[Stored items]

◆ ◆ ◆ ◆ ◆ ◆ ◆

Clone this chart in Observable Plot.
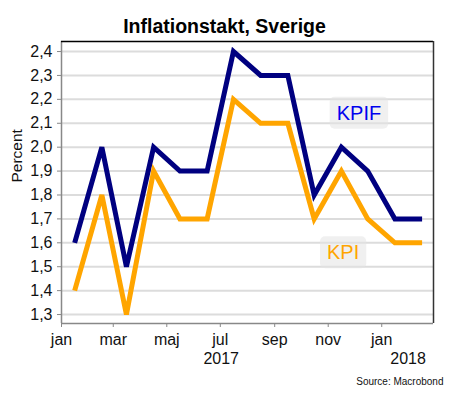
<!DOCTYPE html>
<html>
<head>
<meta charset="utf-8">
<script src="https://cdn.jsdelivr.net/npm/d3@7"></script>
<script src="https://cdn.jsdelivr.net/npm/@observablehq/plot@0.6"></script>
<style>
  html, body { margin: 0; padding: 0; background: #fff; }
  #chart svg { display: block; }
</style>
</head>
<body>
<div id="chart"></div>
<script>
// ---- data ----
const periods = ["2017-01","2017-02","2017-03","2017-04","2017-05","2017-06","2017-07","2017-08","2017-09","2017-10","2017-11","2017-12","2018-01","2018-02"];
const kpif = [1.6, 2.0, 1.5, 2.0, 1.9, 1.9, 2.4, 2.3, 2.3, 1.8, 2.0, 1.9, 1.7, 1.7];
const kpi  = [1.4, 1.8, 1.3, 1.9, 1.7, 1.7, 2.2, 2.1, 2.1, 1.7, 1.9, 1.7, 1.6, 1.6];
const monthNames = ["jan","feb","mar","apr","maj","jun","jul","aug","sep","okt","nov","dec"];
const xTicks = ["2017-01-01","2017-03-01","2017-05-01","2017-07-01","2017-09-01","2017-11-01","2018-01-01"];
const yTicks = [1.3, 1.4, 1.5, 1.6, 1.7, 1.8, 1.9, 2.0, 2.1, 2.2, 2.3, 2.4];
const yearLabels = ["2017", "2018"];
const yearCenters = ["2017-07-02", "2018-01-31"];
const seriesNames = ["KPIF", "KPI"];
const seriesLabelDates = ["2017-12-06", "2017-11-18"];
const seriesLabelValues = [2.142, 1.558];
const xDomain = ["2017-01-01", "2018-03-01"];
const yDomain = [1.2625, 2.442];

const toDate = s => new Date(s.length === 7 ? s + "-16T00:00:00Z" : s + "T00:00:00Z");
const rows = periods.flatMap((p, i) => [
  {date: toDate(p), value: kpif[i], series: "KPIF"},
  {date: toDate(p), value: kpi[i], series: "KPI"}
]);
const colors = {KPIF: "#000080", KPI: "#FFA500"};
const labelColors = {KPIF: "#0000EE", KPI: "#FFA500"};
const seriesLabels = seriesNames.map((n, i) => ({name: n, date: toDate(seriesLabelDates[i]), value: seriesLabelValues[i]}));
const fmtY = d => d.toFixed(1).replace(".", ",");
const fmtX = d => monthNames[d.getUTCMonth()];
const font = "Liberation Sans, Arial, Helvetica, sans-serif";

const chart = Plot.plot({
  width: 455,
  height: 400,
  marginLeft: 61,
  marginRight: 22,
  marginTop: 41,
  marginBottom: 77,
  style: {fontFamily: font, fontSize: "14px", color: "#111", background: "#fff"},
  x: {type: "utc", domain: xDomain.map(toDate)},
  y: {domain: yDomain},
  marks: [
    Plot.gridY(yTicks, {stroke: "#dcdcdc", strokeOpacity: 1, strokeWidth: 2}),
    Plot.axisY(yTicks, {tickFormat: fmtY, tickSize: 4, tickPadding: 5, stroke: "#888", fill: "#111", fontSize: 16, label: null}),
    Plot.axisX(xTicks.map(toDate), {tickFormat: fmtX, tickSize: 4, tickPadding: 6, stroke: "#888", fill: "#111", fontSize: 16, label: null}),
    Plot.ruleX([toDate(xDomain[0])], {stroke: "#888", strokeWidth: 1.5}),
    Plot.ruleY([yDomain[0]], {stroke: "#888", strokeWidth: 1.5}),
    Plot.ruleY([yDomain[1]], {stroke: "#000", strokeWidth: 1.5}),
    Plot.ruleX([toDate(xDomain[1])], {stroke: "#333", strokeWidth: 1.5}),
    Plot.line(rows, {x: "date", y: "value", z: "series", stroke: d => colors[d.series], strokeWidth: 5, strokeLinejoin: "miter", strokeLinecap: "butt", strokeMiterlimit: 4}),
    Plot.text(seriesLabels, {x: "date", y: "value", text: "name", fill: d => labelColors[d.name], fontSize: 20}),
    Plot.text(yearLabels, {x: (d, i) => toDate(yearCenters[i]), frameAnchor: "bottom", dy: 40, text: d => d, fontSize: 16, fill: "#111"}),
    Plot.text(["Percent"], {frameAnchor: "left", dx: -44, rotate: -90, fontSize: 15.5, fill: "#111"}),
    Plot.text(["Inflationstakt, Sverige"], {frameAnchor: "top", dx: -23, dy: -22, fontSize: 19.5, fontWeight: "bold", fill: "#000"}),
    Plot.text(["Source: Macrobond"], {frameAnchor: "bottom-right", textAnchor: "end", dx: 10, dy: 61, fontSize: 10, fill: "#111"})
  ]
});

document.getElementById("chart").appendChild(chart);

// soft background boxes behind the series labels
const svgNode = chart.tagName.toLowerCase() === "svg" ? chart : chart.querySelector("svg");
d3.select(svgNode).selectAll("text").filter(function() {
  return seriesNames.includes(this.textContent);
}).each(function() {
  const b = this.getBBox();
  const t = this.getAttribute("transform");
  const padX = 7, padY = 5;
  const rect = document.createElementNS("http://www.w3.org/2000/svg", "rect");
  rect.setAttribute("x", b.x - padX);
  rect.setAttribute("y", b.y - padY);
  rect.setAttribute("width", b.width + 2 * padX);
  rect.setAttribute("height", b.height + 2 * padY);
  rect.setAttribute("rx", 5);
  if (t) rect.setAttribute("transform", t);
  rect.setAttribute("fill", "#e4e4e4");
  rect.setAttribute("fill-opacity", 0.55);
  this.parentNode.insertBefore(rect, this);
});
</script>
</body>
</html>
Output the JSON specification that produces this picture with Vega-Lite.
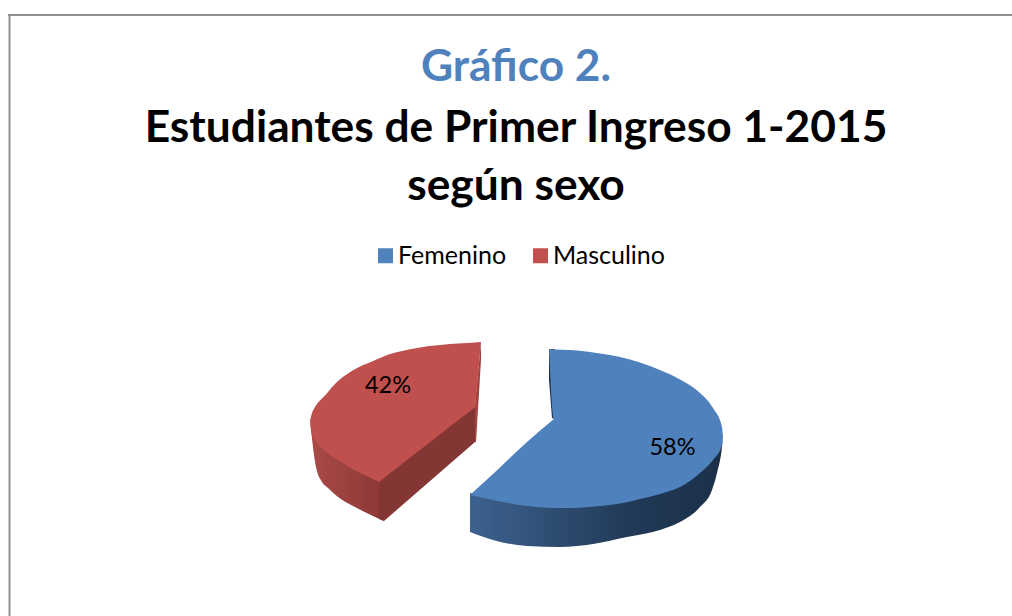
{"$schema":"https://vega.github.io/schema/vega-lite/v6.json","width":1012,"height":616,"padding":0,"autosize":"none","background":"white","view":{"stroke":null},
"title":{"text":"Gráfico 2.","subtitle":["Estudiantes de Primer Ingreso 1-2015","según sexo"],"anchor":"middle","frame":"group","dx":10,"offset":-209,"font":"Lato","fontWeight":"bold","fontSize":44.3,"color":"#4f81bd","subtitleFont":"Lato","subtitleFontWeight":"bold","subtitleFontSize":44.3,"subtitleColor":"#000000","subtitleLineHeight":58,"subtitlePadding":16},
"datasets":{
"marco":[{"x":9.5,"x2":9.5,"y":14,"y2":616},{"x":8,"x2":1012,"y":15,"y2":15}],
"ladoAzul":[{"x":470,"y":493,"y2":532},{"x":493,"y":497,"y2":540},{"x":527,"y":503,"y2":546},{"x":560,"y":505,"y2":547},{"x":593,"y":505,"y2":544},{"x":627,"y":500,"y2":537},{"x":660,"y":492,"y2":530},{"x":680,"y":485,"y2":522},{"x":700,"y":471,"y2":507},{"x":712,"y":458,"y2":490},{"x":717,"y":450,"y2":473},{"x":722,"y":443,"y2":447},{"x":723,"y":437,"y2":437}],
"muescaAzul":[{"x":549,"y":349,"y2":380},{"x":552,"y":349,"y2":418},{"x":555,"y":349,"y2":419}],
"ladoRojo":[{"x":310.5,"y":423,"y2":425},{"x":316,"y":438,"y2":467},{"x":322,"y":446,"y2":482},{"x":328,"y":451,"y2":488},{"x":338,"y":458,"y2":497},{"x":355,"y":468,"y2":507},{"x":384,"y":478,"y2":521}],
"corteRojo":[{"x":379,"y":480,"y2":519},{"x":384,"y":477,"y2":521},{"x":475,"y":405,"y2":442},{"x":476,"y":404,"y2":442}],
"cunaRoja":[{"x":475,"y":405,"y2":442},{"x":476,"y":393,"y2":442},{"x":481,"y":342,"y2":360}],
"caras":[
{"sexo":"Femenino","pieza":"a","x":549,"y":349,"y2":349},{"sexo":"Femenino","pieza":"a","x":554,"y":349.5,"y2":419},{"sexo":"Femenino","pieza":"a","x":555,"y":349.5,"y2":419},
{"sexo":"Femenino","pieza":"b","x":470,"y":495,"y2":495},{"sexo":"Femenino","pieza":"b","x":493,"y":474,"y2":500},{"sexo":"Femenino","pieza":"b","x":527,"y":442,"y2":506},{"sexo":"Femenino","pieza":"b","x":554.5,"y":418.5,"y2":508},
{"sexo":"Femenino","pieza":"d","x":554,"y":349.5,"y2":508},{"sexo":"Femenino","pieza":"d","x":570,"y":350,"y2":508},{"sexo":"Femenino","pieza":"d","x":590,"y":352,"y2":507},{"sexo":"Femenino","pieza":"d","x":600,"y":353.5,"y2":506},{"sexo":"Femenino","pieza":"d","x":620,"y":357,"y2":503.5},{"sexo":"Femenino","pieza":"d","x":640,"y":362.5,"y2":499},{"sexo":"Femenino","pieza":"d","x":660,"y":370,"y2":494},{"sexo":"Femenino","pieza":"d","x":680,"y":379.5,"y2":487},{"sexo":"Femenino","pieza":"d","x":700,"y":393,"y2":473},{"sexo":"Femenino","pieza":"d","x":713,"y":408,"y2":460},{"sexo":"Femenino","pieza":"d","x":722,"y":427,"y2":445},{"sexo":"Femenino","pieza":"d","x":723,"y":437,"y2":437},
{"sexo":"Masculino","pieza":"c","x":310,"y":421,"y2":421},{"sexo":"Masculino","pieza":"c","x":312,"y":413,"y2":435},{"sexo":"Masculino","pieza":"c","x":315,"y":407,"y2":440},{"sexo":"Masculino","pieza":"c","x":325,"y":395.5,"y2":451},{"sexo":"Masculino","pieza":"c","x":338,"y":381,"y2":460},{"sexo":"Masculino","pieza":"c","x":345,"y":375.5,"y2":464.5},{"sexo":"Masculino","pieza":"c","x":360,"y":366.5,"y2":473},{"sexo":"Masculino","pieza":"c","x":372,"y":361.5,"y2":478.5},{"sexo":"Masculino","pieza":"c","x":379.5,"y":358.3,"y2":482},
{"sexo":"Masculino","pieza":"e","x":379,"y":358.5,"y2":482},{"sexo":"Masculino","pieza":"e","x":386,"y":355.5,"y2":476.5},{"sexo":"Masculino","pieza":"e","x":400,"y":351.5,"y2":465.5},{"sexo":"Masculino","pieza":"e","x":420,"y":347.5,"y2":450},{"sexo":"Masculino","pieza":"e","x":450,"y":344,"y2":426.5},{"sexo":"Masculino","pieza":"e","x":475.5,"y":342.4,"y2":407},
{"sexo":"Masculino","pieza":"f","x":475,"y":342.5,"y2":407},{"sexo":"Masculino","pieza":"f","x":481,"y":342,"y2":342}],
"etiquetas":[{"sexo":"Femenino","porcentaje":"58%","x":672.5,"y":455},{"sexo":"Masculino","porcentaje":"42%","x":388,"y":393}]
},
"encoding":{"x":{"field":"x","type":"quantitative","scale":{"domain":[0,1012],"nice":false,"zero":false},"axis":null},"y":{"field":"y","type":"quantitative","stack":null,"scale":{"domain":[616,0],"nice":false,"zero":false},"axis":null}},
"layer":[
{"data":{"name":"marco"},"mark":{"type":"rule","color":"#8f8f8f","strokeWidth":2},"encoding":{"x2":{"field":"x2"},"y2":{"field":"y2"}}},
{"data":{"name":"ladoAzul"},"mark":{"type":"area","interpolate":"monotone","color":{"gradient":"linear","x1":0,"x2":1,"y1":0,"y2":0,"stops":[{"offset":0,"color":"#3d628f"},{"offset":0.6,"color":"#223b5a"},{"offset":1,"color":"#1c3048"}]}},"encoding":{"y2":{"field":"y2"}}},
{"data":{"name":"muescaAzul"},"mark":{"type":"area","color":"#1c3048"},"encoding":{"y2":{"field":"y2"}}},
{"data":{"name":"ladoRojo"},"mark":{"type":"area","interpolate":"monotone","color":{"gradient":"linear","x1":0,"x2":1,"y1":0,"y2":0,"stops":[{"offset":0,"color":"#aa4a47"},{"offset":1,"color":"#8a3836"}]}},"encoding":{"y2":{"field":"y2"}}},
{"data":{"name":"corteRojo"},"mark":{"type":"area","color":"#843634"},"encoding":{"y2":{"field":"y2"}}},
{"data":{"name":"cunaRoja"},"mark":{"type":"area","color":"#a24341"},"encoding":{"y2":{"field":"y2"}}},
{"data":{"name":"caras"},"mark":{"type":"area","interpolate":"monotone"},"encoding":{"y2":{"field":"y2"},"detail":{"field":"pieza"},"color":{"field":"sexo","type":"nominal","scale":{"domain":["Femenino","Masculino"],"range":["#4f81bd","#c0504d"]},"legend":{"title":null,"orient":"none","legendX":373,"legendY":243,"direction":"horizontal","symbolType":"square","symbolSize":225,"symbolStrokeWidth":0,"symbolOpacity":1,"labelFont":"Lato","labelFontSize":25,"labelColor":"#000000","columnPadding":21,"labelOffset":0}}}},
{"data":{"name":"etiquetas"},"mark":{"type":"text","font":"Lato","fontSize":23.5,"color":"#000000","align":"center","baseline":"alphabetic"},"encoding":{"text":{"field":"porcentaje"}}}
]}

◆ ◆ ◆ ◆ ◆ ◆ ◆

* **Problem to work on**
Return only the lines from the start of the data through the line that contains "const yDomain = [1.2625, 2.442];", please, copying them exactly and omitting all pictures.

* **Response**
Clone this chart in Observable Plot.
<!DOCTYPE html>
<html>
<head>
<meta charset="utf-8">
<script src="https://cdn.jsdelivr.net/npm/d3@7"></script>
<script src="https://cdn.jsdelivr.net/npm/@observablehq/plot@0.6"></script>
<style>
  html, body { margin: 0; padding: 0; background: #fff; }
  #chart svg { display: block; }
</style>
</head>
<body>
<div id="chart"></div>
<script>
// ---- data ----
const periods = ["2017-01","2017-02","2017-03","2017-04","2017-05","2017-06","2017-07","2017-08","2017-09","2017-10","2017-11","2017-12","2018-01","2018-02"];
const kpif = [1.6, 2.0, 1.5, 2.0, 1.9, 1.9, 2.4, 2.3, 2.3, 1.8, 2.0, 1.9, 1.7, 1.7];
const kpi  = [1.4, 1.8, 1.3, 1.9, 1.7, 1.7, 2.2, 2.1, 2.1, 1.7, 1.9, 1.7, 1.6, 1.6];
const monthNames = ["jan","feb","mar","apr","maj","jun","jul","aug","sep","okt","nov","dec"];
const xTicks = ["2017-01-01","2017-03-01","2017-05-01","2017-07-01","2017-09-01","2017-11-01","2018-01-01"];
const yTicks = [1.3, 1.4, 1.5, 1.6, 1.7, 1.8, 1.9, 2.0, 2.1, 2.2, 2.3, 2.4];
const yearLabels = ["2017", "2018"];
const yearCenters = ["2017-07-02", "2018-01-31"];
const seriesNames = ["KPIF", "KPI"];
const seriesLabelDates = ["2017-12-06", "2017-11-18"];
const seriesLabelValues = [2.142, 1.558];
const xDomain = ["2017-01-01", "2018-03-01"];
const yDomain = [1.2625, 2.442];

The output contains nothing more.